Thursday, 18 December 2025

Lower Thames Road Tunnel Concerns

re: https://transportactionnetwork.org.uk/opening-of-privatised-lower-thames-crossing-motorway-delayed-to-2034/

It is BRTA's view this should be a solely rail-based scheme arcing East Anglia/Norwich/Cambridge rail network with a link between Stansted and Colchester/Braintree as well to Kent/Canterbury and the Channel Tunnel and vice versa for passenger and freight. Unless the government picks up on this, it will be catastrophic for yet more congestion, emissions, delays, spiralling costs and land-take, which is a premium for multiple and sometimes conflicting demands of land-use and allocations.
BRTA would ask those who agree with us, to email their MP's and if one MP gets more than 5 such emails, they have to look into it apparently and maybe the government can start listening as well? https://members.parliament.uk/members/commons?sort=1
Likewise, the River Severn boasts 2 road bridges, but just one Victorian Tunnel for rail, when rail should be taking more and more traffic from roads, but lacks capability and capacity to do so.
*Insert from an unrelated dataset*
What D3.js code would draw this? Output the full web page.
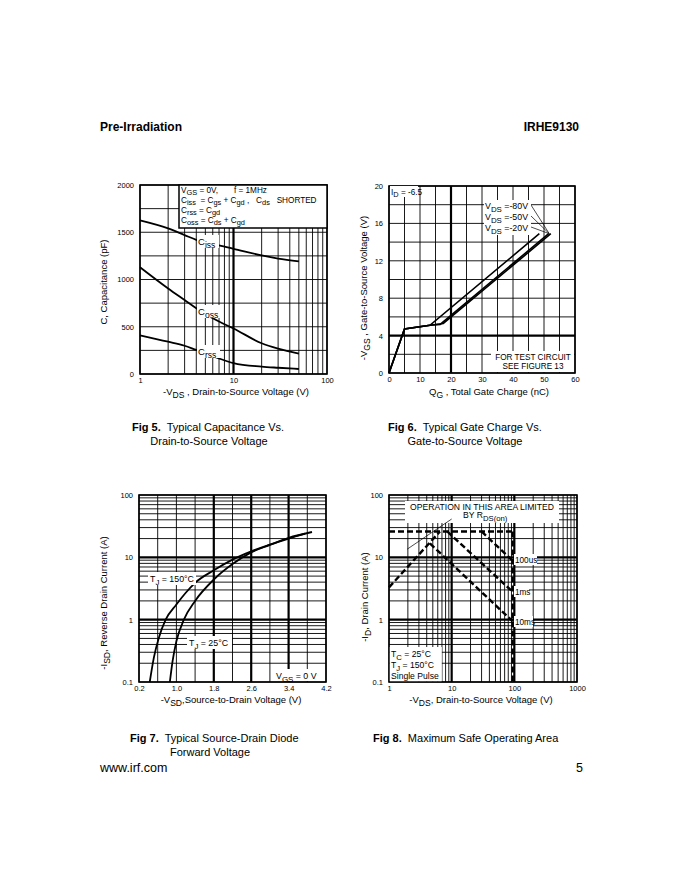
<!DOCTYPE html>
<html>
<head>
<meta charset="utf-8">
<script src="https://cdn.jsdelivr.net/npm/d3@7"></script>
<style>
  body { margin: 0; background: #fff; }
  svg { font-family: "Liberation Sans", Arial, sans-serif; }
  text { white-space: pre; }
</style>
</head>
<body>
<svg id="page" width="680" height="880"></svg>
<script>
// ---- Fig 5: capacitance vs VDS
var capV    = [1, 2, 3, 4, 5, 7, 10, 20, 30, 50];
var capCiss = [1625, 1540, 1470, 1420, 1390, 1360, 1325, 1255, 1222, 1192];
var capCoss = [1130, 905, 782, 695, 635, 555, 482, 325, 268, 215];
var capCrss = [410, 342, 299, 255, 222, 165, 115, 78, 66, 53];
var capXTicks = [1, 10, 100];
var capYTicks = [0, 500, 1000, 1500, 2000];

// ---- Fig 6: gate charge
var gateQ80 = [0, 5, 13.2, 48.5];
var gateV80 = [0, 4.7, 5.1, 14.9];
var gateQ50 = [0, 5, 13.2, 16.5, 51.5];
var gateV50 = [0, 4.7, 5.1, 5.2, 14.9];
var gateQ20 = [0, 5, 13.2, 17.5, 52.2];
var gateV20 = [0, 4.7, 5.1, 5.3, 14.9];
var gateXTicks = [0, 10, 20, 30, 40, 50, 60];
var gateYTicks = [0, 4, 8, 12, 16, 20];

// ---- Fig 7: source-drain diode
var diodeV150 = [0.43, 0.52, 0.62, 0.77, 1.0, 1.2, 1.4, 1.8, 2.2, 2.6, 3.0, 3.4, 3.75];
var diodeI150 = [0.1, 0.25, 0.5, 1.0, 1.75, 2.7, 3.9, 6.2, 9.2, 12.5, 16, 20, 24];
var diodeV25  = [0.86, 0.92, 1.0, 1.16, 1.4, 1.8, 2.2, 2.6, 3.0, 3.4, 3.9];
var diodeI25  = [0.1, 0.22, 0.45, 1.0, 2.0, 4.4, 7.8, 12, 15.8, 20.5, 25.5];
var diodeXTicks = [0.2, 1.0, 1.8, 2.6, 3.4, 4.2];
var diodeYTicks = [0.1, 1, 10, 100];

// ---- Fig 8: safe operating area
var soaRdsV = [1, 6.5],   soaRdsI = [3.3, 26];
var soaIdmV = [1, 94],    soaIdmI = [26, 26];
var soaBvV  = [94, 94],   soaBvI  = [26, 0.1];
var soa100usV = [30, 94], soa100usI = [26, 8.8];
var soa1msV   = [8.5, 94], soa1msI  = [26, 2.8];
var soa10msV  = [4.5, 94], soa10msI = [16.7, 0.94];
var soaXTicks = [1, 10, 100, 1000];
var soaYTicks = [0.1, 1, 10, 100];

var svg = d3.select('#page');

function near(list, d){
  return list.some(function(v){ return Math.abs(v - d) < 1e-6; });
}

// text with subscripts: parts are strings or [string] for subscript
function rich(t, parts, size){
  var down = false;
  parts.forEach(function(p){
    var isSub = typeof p !== 'string';
    var s = t.append('tspan').text(isSub ? p[0] : p);
    if(isSub){
      s.attr('font-size', size * 0.9);
      if(!down){ s.attr('dy', size * 0.3); down = true; }
    } else if(down){
      s.attr('dy', -size * 0.3); down = false;
    }
  });
  return t;
}

function label(g, x, y, parts, size, opts){
  opts = opts || {};
  var t = g.append('text').attr('x', x).attr('y', y)
    .attr('font-size', size).attr('fill', '#000')
    .attr('text-anchor', opts.anchor || 'start');
  if(opts.bold) t.attr('font-weight', 'bold');
  if(opts.rotate) t.attr('transform', 'rotate(-90,' + x + ',' + y + ')');
  return rich(t, parts, size);
}

function whiteBox(g, x, y, w, h, stroke){
  g.append('rect').attr('x', x).attr('y', y).attr('width', w).attr('height', h)
    .attr('fill', '#fff').attr('stroke', stroke ? '#000' : 'none').attr('stroke-width', 1.5);
}

function grid(g, xs, ys, xv, yv, xThick, yThick){
  var y0 = ys.range()[0], y1 = ys.range()[1];
  var x0 = xs.range()[0], x1 = xs.range()[1];
  g.append('g').selectAll('line').data(xv).join('line')
    .attr('x1', xs).attr('x2', xs).attr('y1', y0).attr('y2', y1)
    .attr('stroke', '#000')
    .attr('stroke-width', function(d){ return near(xThick, d) ? 2.2 : 0.9; });
  g.append('g').selectAll('line').data(yv).join('line')
    .attr('y1', ys).attr('y2', ys).attr('x1', x0).attr('x2', x1)
    .attr('stroke', '#000')
    .attr('stroke-width', function(d){ return near(yThick, d) ? 2.2 : 0.9; });
  g.append('rect').attr('x', x0).attr('y', y1).attr('width', x1 - x0).attr('height', y0 - y1)
    .attr('fill', 'none').attr('stroke', '#000').attr('stroke-width', 1.6);
}

function ticks(g, xs, ys, xt, yt, fx, fy){
  var ax = g.append('g').attr('transform', 'translate(0,' + ys.range()[0] + ')')
    .call(d3.axisBottom(xs).tickValues(xt).tickSize(0).tickPadding(4).tickFormat(fx));
  var ay = g.append('g').attr('transform', 'translate(' + xs.range()[0] + ',0)')
    .call(d3.axisLeft(ys).tickValues(yt).tickSize(0).tickPadding(6).tickFormat(fy));
  [ax, ay].forEach(function(a){
    a.select('.domain').remove();
    a.attr('font-family', null).attr('font-size', 7.5);
    a.selectAll('text').attr('fill', '#000');
  });
}

function curve(g, xs, ys, xv, yv, width, smooth, dash){
  var pts = xv.map(function(x, i){ return [x, yv[i]]; });
  var line = d3.line().x(function(d){ return xs(d[0]); }).y(function(d){ return ys(d[1]); });
  if(smooth) line.curve(d3.curveMonotoneX);
  var p = g.append('path').attr('d', line(pts)).attr('fill', 'none')
    .attr('stroke', '#000').attr('stroke-width', width);
  if(dash) p.attr('stroke-dasharray', dash);
  return p;
}

// ---- page header / footer
label(svg, 100, 131, ['Pre-Irradiation'], 12, {bold: true});
label(svg, 579, 131, ['IRHE9130'], 12, {bold: true, anchor: 'end'});
label(svg, 100, 772, ['www.irf.com'], 12.5);
label(svg, 583, 772, ['5'], 12.5, {anchor: 'end'});

function caption(x, y, fig, rest){
  var t = svg.append('text').attr('x', x).attr('y', y).attr('font-size', 11);
  t.append('tspan').attr('font-weight', 'bold').text(fig);
  t.append('tspan').text('  ' + rest);
}

var ANN = 8.8;   // annotation text size
var AXT = 9.5;   // axis title size

// ================= Fig 5
(function(){
  var g = svg.append('g');
  var xs = d3.scaleLog().domain([1, 100]).range([140, 327]);
  var ys = d3.scaleLinear().domain([0, 2000]).range([374, 185]);
  grid(g, xs, ys, xs.ticks(), d3.range(0, 2001, 250), [10], []);
  ticks(g, xs, ys, capXTicks, capYTicks, d3.format('d'), d3.format('d'));

  curve(g, xs, ys, capV, capCiss, 1.8, true);
  curve(g, xs, ys, capV, capCoss, 1.8, true);
  curve(g, xs, ys, capV, capCrss, 1.8, true);

  whiteBox(g, 197, 235, 22, 13);
  label(g, 198, 245, ['C', ['iss']], 9.5);
  whiteBox(g, 197, 305, 25, 13);
  label(g, 198, 315, ['C', ['oss']], 9.5);
  whiteBox(g, 197, 345, 23, 13);
  label(g, 198, 355, ['C', ['rss']], 9.5);

  whiteBox(g, 179, 185, 148, 43, true);
  label(g, 181, 193, ['V', ['GS'], ' = 0V,       f = 1MHz'], 8.2);
  label(g, 181, 203, ['C', ['iss'], '  = C', ['gs'], ' + C', ['gd'], ' ,   C', ['ds'], '   SHORTED'], 8.2);
  label(g, 181, 213, ['C', ['rss'], ' = C', ['gd']], 8.2);
  label(g, 181, 223, ['C', ['oss'], ' = C', ['ds'], ' + C', ['gd']], 8.2);

  label(svg, 107, 282, ['C, Capacitance (pF)'], AXT, {rotate: true, anchor: 'middle'});
  label(svg, 236, 395, ['-V', ['DS'], ' , Drain-to-Source Voltage (V)'], AXT, {anchor: 'middle'});
  caption(132, 431, 'Fig 5.', 'Typical Capacitance Vs.');
  label(svg, 209, 445, ['Drain-to-Source Voltage'], 11, {anchor: 'middle'});
})();

// ================= Fig 6
(function(){
  var g = svg.append('g');
  var xs = d3.scaleLinear().domain([0, 60]).range([389, 575]);
  var ys = d3.scaleLinear().domain([0, 20]).range([373, 186]);
  grid(g, xs, ys, d3.range(0, 61, 5), d3.range(0, 21, 2), [20], [4]);
  ticks(g, xs, ys, gateXTicks, gateYTicks, d3.format('d'), d3.format('d'));

  curve(g, xs, ys, gateQ20, gateV20, 1.6);
  curve(g, xs, ys, gateQ50, gateV50, 1.6);
  curve(g, xs, ys, gateQ80, gateV80, 1.6);

  var tipX = xs(51.7), tipY = ys(14.9);
  [208, 219, 230].forEach(function(y){
    g.append('line').attr('x1', 531).attr('y1', y - 3).attr('x2', tipX).attr('y2', tipY)
      .attr('stroke', '#000').attr('stroke-width', 0.7);
  });
  whiteBox(g, 484, 200, 47, 35);
  label(g, 485, 209, ['V', ['DS'], ' =-80V'], ANN);
  label(g, 485, 220, ['V', ['DS'], ' =-50V'], ANN);
  label(g, 485, 231, ['V', ['DS'], ' =-20V'], ANN);

  whiteBox(g, 390, 186, 28, 11);
  label(g, 391, 195, ['I', ['D'], ' = -6.5'], 8.2);

  whiteBox(g, 491, 351, 83, 21);
  label(g, 533, 360, ['FOR TEST CIRCUIT'], 8.2, {anchor: 'middle'});
  label(g, 533, 369, ['SEE FIGURE 13'], 8.2, {anchor: 'middle'});

  label(svg, 367, 288, ['-V', ['GS'], ' , Gate-to-Source Voltage (V)'], AXT, {rotate: true, anchor: 'middle'});
  label(svg, 489, 395, ['Q', ['G'], ' , Total Gate Charge (nC)'], AXT, {anchor: 'middle'});
  caption(388, 431, 'Fig 6.', 'Typical Gate Charge Vs.');
  label(svg, 465, 445, ['Gate-to-Source Voltage'], 11, {anchor: 'middle'});
})();

// ================= Fig 7
(function(){
  var g = svg.append('g');
  var xs = d3.scaleLinear().domain([0.2, 4.2]).range([139, 326]);
  var ys = d3.scaleLog().domain([0.1, 100]).range([682, 495]);
  grid(g, xs, ys, d3.range(0, 11).map(function(i){ return 0.2 + i * 0.4; }), ys.ticks(), [1.8, 2.6, 3.4], [1, 10]);
  ticks(g, xs, ys, diodeXTicks, diodeYTicks, d3.format('.1f'), function(d){ return String(d); });

  curve(g, xs, ys, diodeV150, diodeI150, 1.8, true);
  curve(g, xs, ys, diodeV25, diodeI25, 1.8, true);

  whiteBox(g, 148, 572, 48, 13);
  label(g, 150, 582, ['T', ['J'], ' = 150\u00b0C'], ANN);
  whiteBox(g, 187, 636, 45, 13);
  label(g, 189, 646, ['T', ['J'], ' = 25\u00b0C'], ANN);
  whiteBox(g, 274, 669, 51, 12);
  label(g, 276, 679, ['V', ['GS'], ' = 0 V'], ANN);

  label(svg, 107, 603, ['-I', ['SD'], ', Reverse Drain Current (A)'], AXT, {rotate: true, anchor: 'middle'});
  label(svg, 231, 703, ['-V', ['SD'], ',Source-to-Drain Voltage (V)'], AXT, {anchor: 'middle'});
  caption(130, 742, 'Fig 7.', 'Typical Source-Drain Diode');
  label(svg, 210, 756, ['Forward Voltage'], 11, {anchor: 'middle'});
})();

// ================= Fig 8
(function(){
  var g = svg.append('g');
  var xs = d3.scaleLog().domain([1, 1000]).range([389, 577]);
  var ys = d3.scaleLog().domain([0.1, 100]).range([682, 495]);
  grid(g, xs, ys, xs.ticks(), ys.ticks(), [10, 100], [1, 10]);
  ticks(g, xs, ys, soaXTicks, soaYTicks, function(d){ return String(d); }, function(d){ return String(d); });

  var dash = '6,3';
  curve(g, xs, ys, soaRdsV, soaRdsI, 2.4, false, dash);
  curve(g, xs, ys, soaIdmV, soaIdmI, 2.4, false, dash);
  curve(g, xs, ys, soaBvV, soaBvI, 2.4, false, dash);
  curve(g, xs, ys, soa100usV, soa100usI, 2.4, false, dash);
  curve(g, xs, ys, soa1msV, soa1msI, 2.4, false, dash);
  curve(g, xs, ys, soa10msV, soa10msI, 2.4, false, dash);

  whiteBox(g, 405, 501, 154, 22);
  label(g, 482, 509.5, ['OPERATION IN THIS AREA LIMITED'], 8.6, {anchor: 'middle'});
  label(g, 463, 518, ['BY R', ['DS(on)']], 8.6);
  g.append('line').attr('x1', xs(10)).attr('y1', 519).attr('x2', xs(1.95)).attr('y2', ys(13.5))
    .attr('stroke', '#000').attr('stroke-width', 0.7);

  whiteBox(g, 514, 554, 23, 11);
  label(g, 515, 563, ['100us'], 8.2);
  whiteBox(g, 514, 586, 15, 11);
  label(g, 515, 595, ['1ms'], 8.2);
  whiteBox(g, 514, 616, 19, 11);
  label(g, 515, 625, ['10ms'], 8.2);

  whiteBox(g, 389.8, 647, 52, 34.2);
  label(g, 391, 657, ['T', ['C'], ' = 25\u00b0C'], 8.6);
  label(g, 391, 668, ['T', ['J'], ' = 150\u00b0C'], 8.6);
  label(g, 391, 679, ['Single Pulse'], 8.6);

  label(svg, 368, 597, ['-I', ['D'], ', Drain Current (A)'], AXT, {rotate: true, anchor: 'middle'});
  label(svg, 481, 703, ['-V', ['DS'], ', Drain-to-Source Voltage (V)'], AXT, {anchor: 'middle'});
  caption(373, 742, 'Fig 8.', 'Maximum Safe Operating Area');
})();
</script>
</body>
</html>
BRTA suggests a River Severn Rail Bridge (twin track) to enable more passenger and freight by rail and boost the environment, the economies of England and Wales and speed-up end-to-end timings?
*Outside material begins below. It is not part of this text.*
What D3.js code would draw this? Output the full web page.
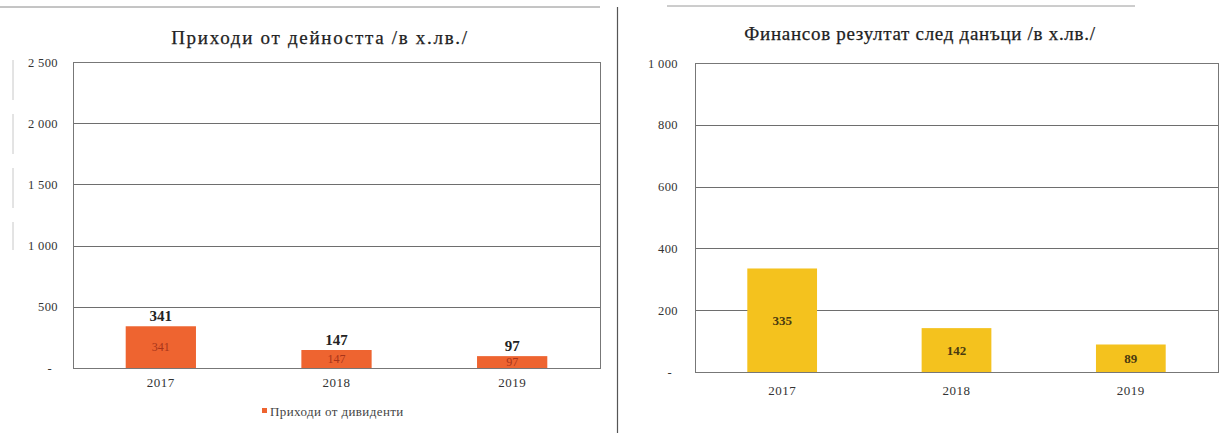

Elsewhere in Scotland, a new Solway Rail Link and Viaduct would give a bypass to Carlisle for everything and on the Far North Line, a revisiting of the Dornoch Crossing, would give more flexibility tot hat lines operations and choices. 
The road lobby always includes extras in its lists of scheme, knowing some will always get through; rail just seems to stick with bare necessities and cascades down other candidates, which as the Borders Rail Project has shown, punches above their weight in exceeding all predicted usage in a mainly rural setting.
Yes, Cirecester's of this world and Ross-on-Wye and elsewhere need a national programme of local rail reopenings and a policy of switching to rail as much as possible, both policy direction and funding towards local rail solutions, reopenings and existing line capacity enhancements like needed at Northampton, Bedford and Leicester for example.